Posted by: Amber at January 27, 2005 05:26 PM (zQE5D)

16 Helen, Labor Day weekend is my anniversary. Reading this brought tears to my eyes. Thirteen years have gone by and for once, I am so glad that I failed at something! And I'm glad you failed, too. Life is sweet. Thank you for sharing something so personal.

Posted by: ms.quilty at January 27, 2005 06:05 PM (WUM14)

17 it's been four years for me. i'm very glad you're still here helen. xoxox

Posted by: kat at January 27, 2005 07:41 PM (QkuGS)

18 I am so glad you are here.

Posted by: Sue at January 27, 2005 07:57 PM (+7VNs)

19 I'm happy your alive to tell your story. Proud of who you've become and who you will come to be! WHATEOWITWWA! it means WE'LL HELP AND TRUST EACH OTHER WHEREEVER IN THE WORLD WE ARE! I MADE IT UP MYSELF. LUV YA! -RICH*BITCH (JK ITS A NICKNAME)

Posted by: Christina at January 27, 2005 09:24 PM (+7VNs)

20 Why. That's the rub, isn't it? If you ask me why, my single immediate response is: I was just so fucking tired. To quote the Bard... "To Sleep.. perchance to Dream." Either you understand.. or you don't.. the lucky ones don't....

Posted by: LarryConley at January 27, 2005 10:08 PM (hJJHG)

21 Nine here. Happy - sincerely joyous - anniversary. You are loved.

Posted by: Jennifer at January 28, 2005 02:31 AM (Mc6uB)

22 I'm glad you survived too. I find myself wanting to say more here, but I don't know you beyond reading your blog and so anything more would be assumption on my part... So just that.
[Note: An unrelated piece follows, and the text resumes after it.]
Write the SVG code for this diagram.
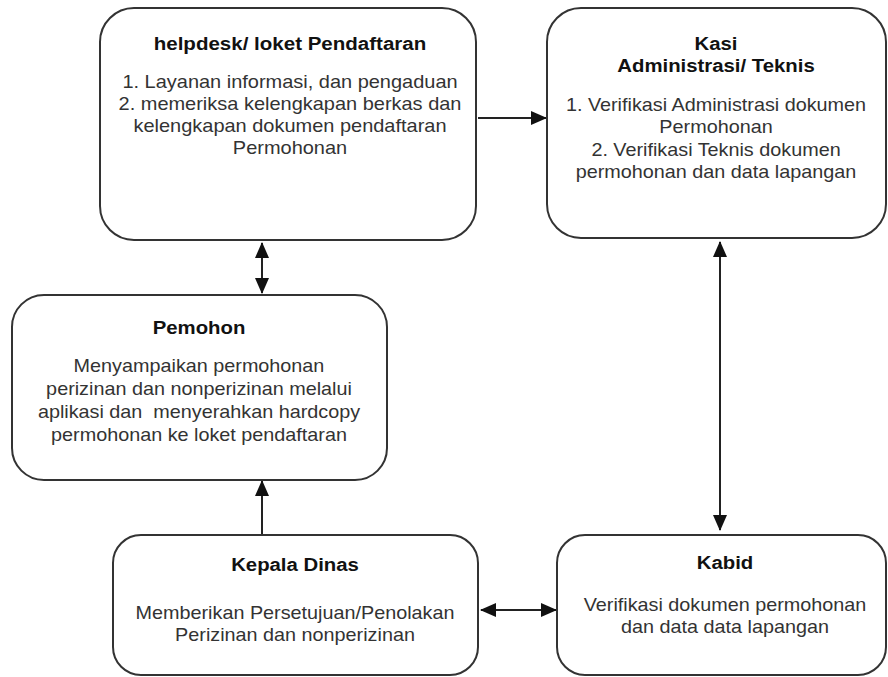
<svg xmlns="http://www.w3.org/2000/svg" width="888" height="677" viewBox="0 0 888 677">
<style>
.box{fill:#fff;stroke:#333;stroke-width:2}
.t{font-family:"Liberation Sans",Arial,sans-serif;font-weight:bold;font-size:18.5px;fill:#111;text-anchor:middle}
.b{font-family:"Liberation Sans",Arial,sans-serif;font-size:18px;fill:#333;text-anchor:middle}
.c{stroke:#222;stroke-width:2;fill:none}
</style>
<defs>
<marker id="ah" markerUnits="userSpaceOnUse" markerWidth="16" markerHeight="14" refX="15" refY="7" orient="auto-start-reverse">
<path d="M0,0 L16,7 L0,14 Z" fill="#111"/>
</marker>
</defs>
<rect width="888" height="677" fill="#fff"/>
<g id="connectors">
<line class="c" x1="478" y1="118" x2="546" y2="118" marker-end="url(#ah)"/>
<line class="c" x1="262" y1="243" x2="262" y2="293" marker-start="url(#ah)" marker-end="url(#ah)"/>
<line class="c" x1="720" y1="242" x2="720" y2="530" marker-start="url(#ah)" marker-end="url(#ah)"/>
<line class="c" x1="262" y1="534" x2="262" y2="481" marker-end="url(#ah)"/>
<line class="c" x1="481" y1="610" x2="556" y2="610" marker-start="url(#ah)" marker-end="url(#ah)"/>
</g>
<g id="helpdesk">
<rect class="box" x="100" y="8" width="376" height="232" rx="34"/>
<g transform="translate(290 0) scale(1.11 1)">
<text class="t" x="0" y="50">helpdesk/ loket Pendaftaran</text>
<text class="b" x="0" y="88">1. Layanan informasi, dan pengaduan</text>
<text class="b" x="0" y="110">2. memeriksa kelengkapan berkas dan</text>
<text class="b" x="0" y="132">kelengkapan dokumen pendaftaran</text>
<text class="b" x="0" y="154">Permohonan</text>
</g>
</g>
<g id="kasi">
<rect class="box" x="547" y="8" width="339" height="230" rx="34"/>
<g transform="translate(716 0) scale(1.1 1)">
<text class="t" x="0" y="50">Kasi</text>
<text class="t" x="0" y="72">Administrasi/ Teknis</text>
<text class="b" x="0" y="111">1. Verifikasi Administrasi dokumen</text>
<text class="b" x="0" y="133">Permohonan</text>
<text class="b" x="0" y="156">2. Verifikasi Teknis dokumen</text>
<text class="b" x="0" y="178">permohonan dan data lapangan</text>
</g>
</g>
<g id="pemohon">
<rect class="box" x="12" y="295" width="375" height="185" rx="32"/>
<g transform="translate(199 0) scale(1.1 1)">
<text class="t" x="0" y="334">Pemohon</text>
<text class="b" x="0" y="372">Menyampaikan permohonan</text>
<text class="b" x="0" y="395">perizinan dan nonperizinan melalui</text>
<text class="b" x="0" y="418" xml:space="preserve">aplikasi dan  menyerahkan hardcopy</text>
<text class="b" x="0" y="441">permohonan ke loket pendaftaran</text>
</g>
</g>
<g id="kepala">
<rect class="box" x="113" y="535" width="365" height="140" rx="28"/>
<g transform="translate(295 0) scale(1.1 1)">
<text class="t" x="0" y="571">Kepala Dinas</text>
<text class="b" x="0" y="619">Memberikan Persetujuan/Penolakan</text>
<text class="b" x="0" y="641">Perizinan dan nonperizinan</text>
</g>
</g>
<g id="kabid">
<rect class="box" x="557" y="535" width="329" height="140" rx="28"/>
<g transform="translate(725 0) scale(1.1 1)">
<text class="t" x="0" y="569">Kabid</text>
<text class="b" x="0" y="611">Verifikasi dokumen permohonan</text>
<text class="b" x="0" y="633">dan data data lapangan</text>
</g>
</g>
</svg>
I'm glad you've survived. I'm so glad you're happy to be alive. Be well.

Posted by: cari at January 28, 2005 04:12 AM (HMcIX)

23 Thank you for your honesty, thank you for writing about your anniversary. I really don't know what else to say except I am moved by your insight and willingness to share.

Posted by: Andrea at January 28, 2005 10:16 AM (M+S8T)

24 Proud of ya kiddo! Kickin blog. Life can be a kick in the ass....so...kick it back!!